Based on boxer Rocky Graziano’s autobiography and directed by Robert Wise, this poignant biopic nabbed Oscars for Cinematography and Art Direction. Raised in a slum, young Graziano (Paul Newman) has turned to a life of petty crime. He eventually discovers boxing and makes a living fighting in fixed games. But as he develops his talent, Graziano gradually gains self-respect — and spars his way to becoming the Middleweight Champion of the World.

Rating: 8 out of 10

I have always been amazed by director Robert Wises’ versatility. His near perfect command at helming such iconic genre gems like “The Haunting,” “The Day The Earth Stood Still,” “The Sound of Music,” “Audrey Rose” and even “Star Trek The Motion Picture” has made a long standing impression on me. It was once again a pleasant experience re-watching this great American drama film he directed back in 1956 called “Somebody Up There Likes Me.” Pardon the pun but they don’t make them like this anymore. Think of this film as your grandfather’s “Rocky,” except that this all really happened. It is a biopic about the grisled, hard, ex-convict Rocky Graziano who was dishonorably discharged from the army.

On his way to the top of the boxing circuit, though, Graziano stumbled across a fellow inmate from prison and was blackmailed into taking a fall and faking an injury. It is quite a test of character for Graziano, portrayed by Paul Newman, whoo sees it can be no easy feat.

Wise, of course, elicits great performances from everyone involved in the film and Newman stands out. He is vibrant, intense and very fit in the role. He exudes vitality and just the right amount of ignorance and vulnerability to make it all really gel. Newman’s acting excels here and he looks great doing it. He delivers his lines with perfect pitch and accent due the character and locale. It was fun watching him grow through the punches and even the comedy of the film. Pier Angeli as his wife Norma is a sight to behold and plays beautifully opposite Newman. She keeps him very grounded in the real moments of the film and the believability comes through.The supporting cast which includes a very creepy Robert Loggia, Sal Mineo and even a young Steve McQueen all impress.

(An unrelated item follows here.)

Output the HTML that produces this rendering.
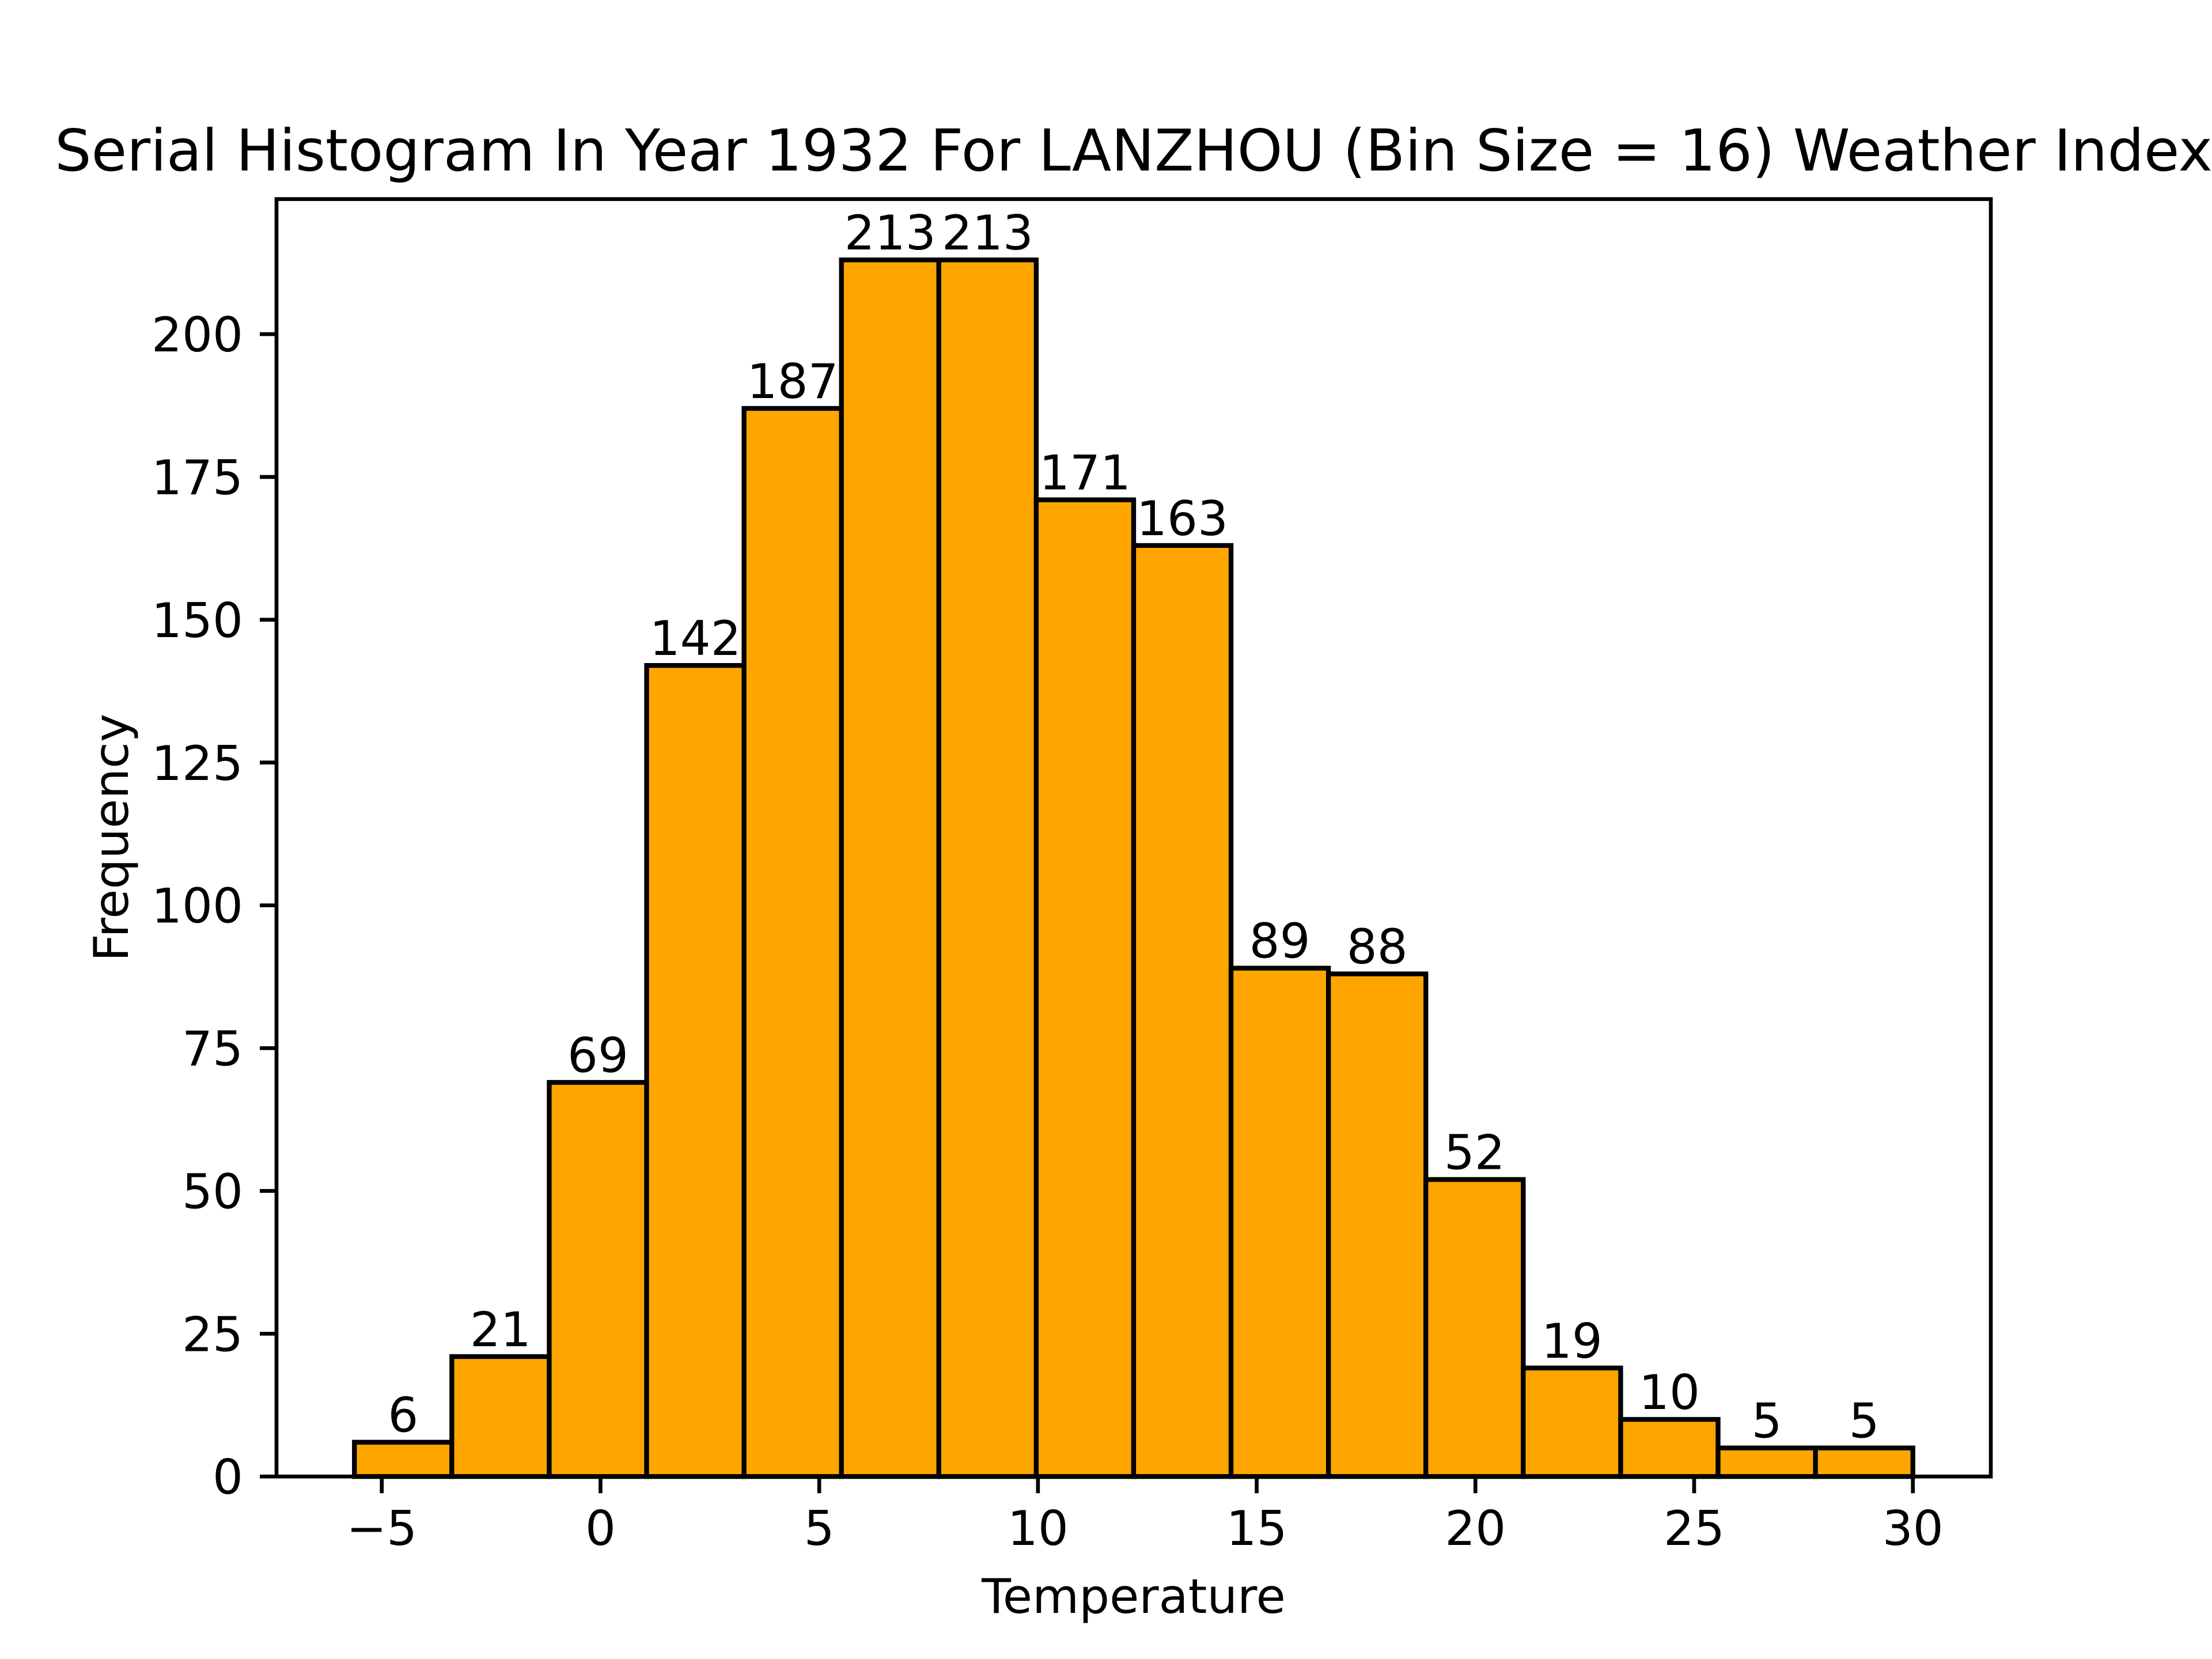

The elegant, but at times gritty black and white cinematography by Joseph Ruttenberg, won an Oscar as did the art direction. Highly Recommended.

The Curious Case of Benjamin Button

David Fincher directs this Oscar-nominated tale of Benjamin Button (Brad Pitt) — a man who was born old and wrinkled but grows younger as the years go by — with a screenplay adapted from a short story by F. Scott Fitzgerald. The plot throws linear conventions upside down to explore love, loss and memory from the perspective of a character living under incredibly unique — and unexpectedly difficult — circumstances. Cate Blanchett co-stars.

Rating: 9 out of 10

Every once in a while there is a director who comes along who is so special that we’re lucky to have been alive when they were creating films.  The first time I saw “Seven” I knew a new genius had arrived.  His name was Robert Paulson…err… David Fincher (If you’ve seen Fight Club, you’ll understand the joke). He has since gone on to do the underrated “The Game”, “Zodiac”, and “Fight Club” (One of the top 10 best films of the 1990’s;  I’ll do that list soon).  So, it was with little hesitation that I saw this movie despite its boring trailer.  Well, I was not disappointed.

Fincher is a marvel with a camera.  There is a visual style to his work that is completely identifiable and unique.   Every shot almost looks like a painting.  If that wasn’t enough, his work with actors and storytelling is equally good.  He was always known as someone who could make a gripping tale but rarely an emotional one.  Benjamin Button proves he’s adept at that as well.  There is an aura of originality to this film that is almost otherworldly, like a lucid dream.  You become involved with these characters and when their hearts break, so does yours.  It takes a talent to pull off that feat.  If there’s one criticism I’d point of this film, it’s that it does take a long time getting to the end.  I suppose it’s hard with a film like this where you could fall in love with every shot to leave some of it on the cutting room floor.